→ **TO BE DONE**
Set down, exactly as written, the lines from the top of the data to the line that holds "smalltext] (cy2) at", and omit the pictures.

→ **ENTRIES PROVIDED**
begin

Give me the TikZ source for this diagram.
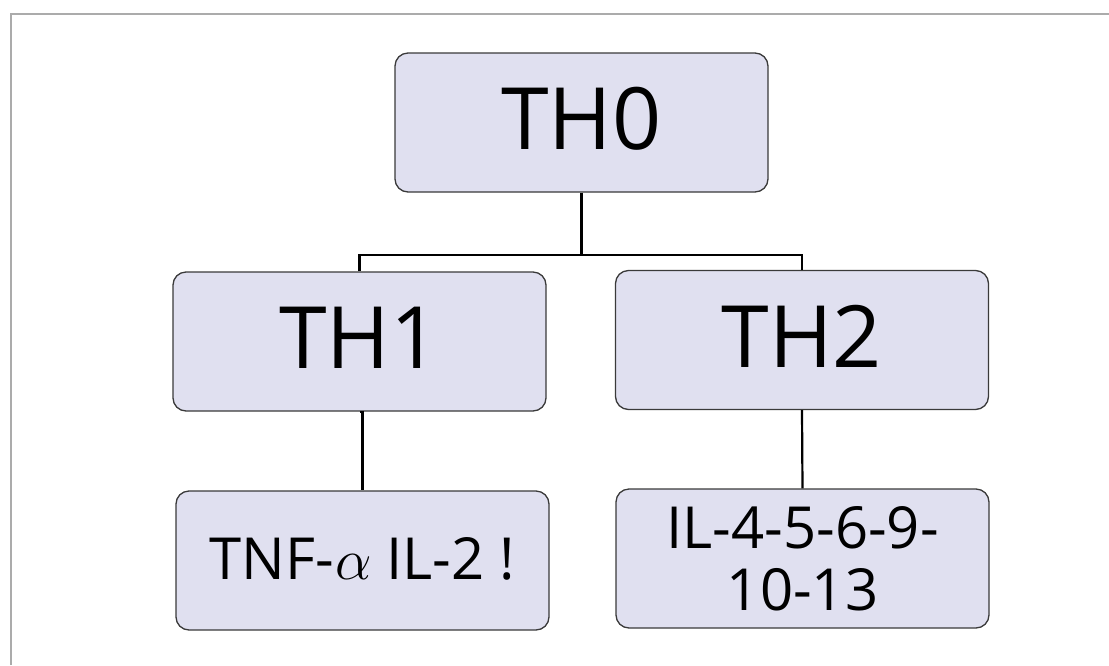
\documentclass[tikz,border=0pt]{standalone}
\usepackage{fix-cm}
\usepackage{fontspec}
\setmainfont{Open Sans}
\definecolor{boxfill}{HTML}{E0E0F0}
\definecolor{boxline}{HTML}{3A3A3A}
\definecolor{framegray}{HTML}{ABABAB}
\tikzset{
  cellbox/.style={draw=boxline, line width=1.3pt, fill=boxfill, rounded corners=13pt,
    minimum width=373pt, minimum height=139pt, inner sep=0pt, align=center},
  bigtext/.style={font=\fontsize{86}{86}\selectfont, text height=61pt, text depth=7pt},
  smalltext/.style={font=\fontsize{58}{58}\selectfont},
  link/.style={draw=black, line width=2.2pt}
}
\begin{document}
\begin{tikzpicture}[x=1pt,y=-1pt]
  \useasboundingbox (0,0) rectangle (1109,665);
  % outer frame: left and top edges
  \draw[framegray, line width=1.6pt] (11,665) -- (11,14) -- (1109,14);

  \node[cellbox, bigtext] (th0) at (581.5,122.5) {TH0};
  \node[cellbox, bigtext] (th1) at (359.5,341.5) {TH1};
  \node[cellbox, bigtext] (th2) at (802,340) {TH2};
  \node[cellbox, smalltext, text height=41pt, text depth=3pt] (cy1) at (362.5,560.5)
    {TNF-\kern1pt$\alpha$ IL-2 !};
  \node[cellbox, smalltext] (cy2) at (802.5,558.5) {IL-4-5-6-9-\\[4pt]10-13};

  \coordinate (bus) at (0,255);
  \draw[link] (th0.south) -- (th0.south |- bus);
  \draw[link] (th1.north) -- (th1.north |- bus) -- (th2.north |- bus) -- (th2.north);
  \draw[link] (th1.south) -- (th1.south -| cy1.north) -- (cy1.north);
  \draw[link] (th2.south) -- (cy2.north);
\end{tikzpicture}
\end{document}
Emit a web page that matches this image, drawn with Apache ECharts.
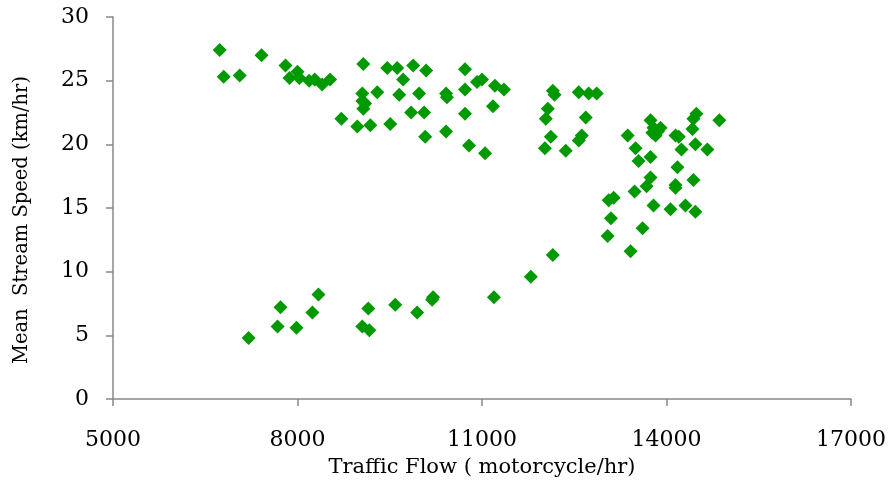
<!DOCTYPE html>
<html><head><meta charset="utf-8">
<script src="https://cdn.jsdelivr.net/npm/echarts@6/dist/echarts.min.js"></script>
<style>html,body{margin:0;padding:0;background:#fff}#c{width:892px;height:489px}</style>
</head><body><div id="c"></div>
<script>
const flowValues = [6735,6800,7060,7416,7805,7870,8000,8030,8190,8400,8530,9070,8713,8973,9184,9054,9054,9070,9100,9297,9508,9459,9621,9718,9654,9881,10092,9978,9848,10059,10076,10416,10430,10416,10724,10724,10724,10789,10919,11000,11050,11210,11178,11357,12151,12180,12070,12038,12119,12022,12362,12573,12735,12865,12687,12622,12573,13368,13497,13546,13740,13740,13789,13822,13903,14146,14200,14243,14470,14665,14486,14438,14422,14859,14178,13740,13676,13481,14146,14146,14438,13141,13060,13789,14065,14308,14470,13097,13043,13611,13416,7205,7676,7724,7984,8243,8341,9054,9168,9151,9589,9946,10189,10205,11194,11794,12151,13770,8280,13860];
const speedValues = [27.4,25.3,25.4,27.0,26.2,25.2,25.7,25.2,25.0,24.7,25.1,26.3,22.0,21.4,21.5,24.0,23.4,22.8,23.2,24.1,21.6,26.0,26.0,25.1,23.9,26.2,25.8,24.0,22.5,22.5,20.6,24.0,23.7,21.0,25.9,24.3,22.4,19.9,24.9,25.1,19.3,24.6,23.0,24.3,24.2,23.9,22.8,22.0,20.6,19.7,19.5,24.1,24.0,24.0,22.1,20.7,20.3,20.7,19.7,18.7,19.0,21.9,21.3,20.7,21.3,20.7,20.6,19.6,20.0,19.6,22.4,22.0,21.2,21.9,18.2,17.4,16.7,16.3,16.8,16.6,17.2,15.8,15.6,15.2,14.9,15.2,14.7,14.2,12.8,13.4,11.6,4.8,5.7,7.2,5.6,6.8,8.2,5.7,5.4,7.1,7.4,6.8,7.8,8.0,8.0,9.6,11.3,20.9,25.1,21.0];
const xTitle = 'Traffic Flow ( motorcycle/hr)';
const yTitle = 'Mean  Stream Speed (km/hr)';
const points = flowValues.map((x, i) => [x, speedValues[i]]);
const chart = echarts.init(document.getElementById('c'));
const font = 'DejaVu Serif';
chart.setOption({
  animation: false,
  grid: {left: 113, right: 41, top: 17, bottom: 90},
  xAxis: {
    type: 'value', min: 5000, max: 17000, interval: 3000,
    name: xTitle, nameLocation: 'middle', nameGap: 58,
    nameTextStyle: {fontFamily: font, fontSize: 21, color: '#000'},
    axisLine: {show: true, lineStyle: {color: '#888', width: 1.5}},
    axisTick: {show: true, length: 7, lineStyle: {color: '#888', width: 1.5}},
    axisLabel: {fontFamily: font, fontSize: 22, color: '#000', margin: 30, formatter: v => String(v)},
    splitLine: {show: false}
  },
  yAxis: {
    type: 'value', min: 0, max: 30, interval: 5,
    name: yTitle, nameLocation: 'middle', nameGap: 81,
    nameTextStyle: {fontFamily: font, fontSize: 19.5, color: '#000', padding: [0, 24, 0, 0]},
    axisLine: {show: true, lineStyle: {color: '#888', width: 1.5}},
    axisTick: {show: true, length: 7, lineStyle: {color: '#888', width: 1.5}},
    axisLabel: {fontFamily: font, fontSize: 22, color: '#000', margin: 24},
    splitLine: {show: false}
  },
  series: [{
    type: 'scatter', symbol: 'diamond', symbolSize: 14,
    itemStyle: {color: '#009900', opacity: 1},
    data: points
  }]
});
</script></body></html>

end

→ **ANSWER TO THIS EXERCISE**
Give me the TikZ source for this diagram.
\documentclass[tikz,border=0pt]{standalone}
\usepackage{fix-cm}
\usepackage{fontspec}
\setmainfont{Open Sans}
\definecolor{boxfill}{HTML}{E0E0F0}
\definecolor{boxline}{HTML}{3A3A3A}
\definecolor{framegray}{HTML}{ABABAB}
\tikzset{
  cellbox/.style={draw=boxline, line width=1.3pt, fill=boxfill, rounded corners=13pt,
    minimum width=373pt, minimum height=139pt, inner sep=0pt, align=center},
  bigtext/.style={font=\fontsize{86}{86}\selectfont, text height=61pt, text depth=7pt},
  smalltext/.style={font=\fontsize{58}{58}\selectfont},
  link/.style={draw=black, line width=2.2pt}
}
\begin{document}
\begin{tikzpicture}[x=1pt,y=-1pt]
  \useasboundingbox (0,0) rectangle (1109,665);
  % outer frame: left and top edges
  \draw[framegray, line width=1.6pt] (11,665) -- (11,14) -- (1109,14);

  \node[cellbox, bigtext] (th0) at (581.5,122.5) {TH0};
  \node[cellbox, bigtext] (th1) at (359.5,341.5) {TH1};
  \node[cellbox, bigtext] (th2) at (802,340) {TH2};
  \node[cellbox, smalltext, text height=41pt, text depth=3pt] (cy1) at (362.5,560.5)
    {TNF-\kern1pt$\alpha$ IL-2 !};
  \node[cellbox, smalltext] (cy2) at (802.5,558.5) {IL-4-5-6-9-\\[4pt]10-13};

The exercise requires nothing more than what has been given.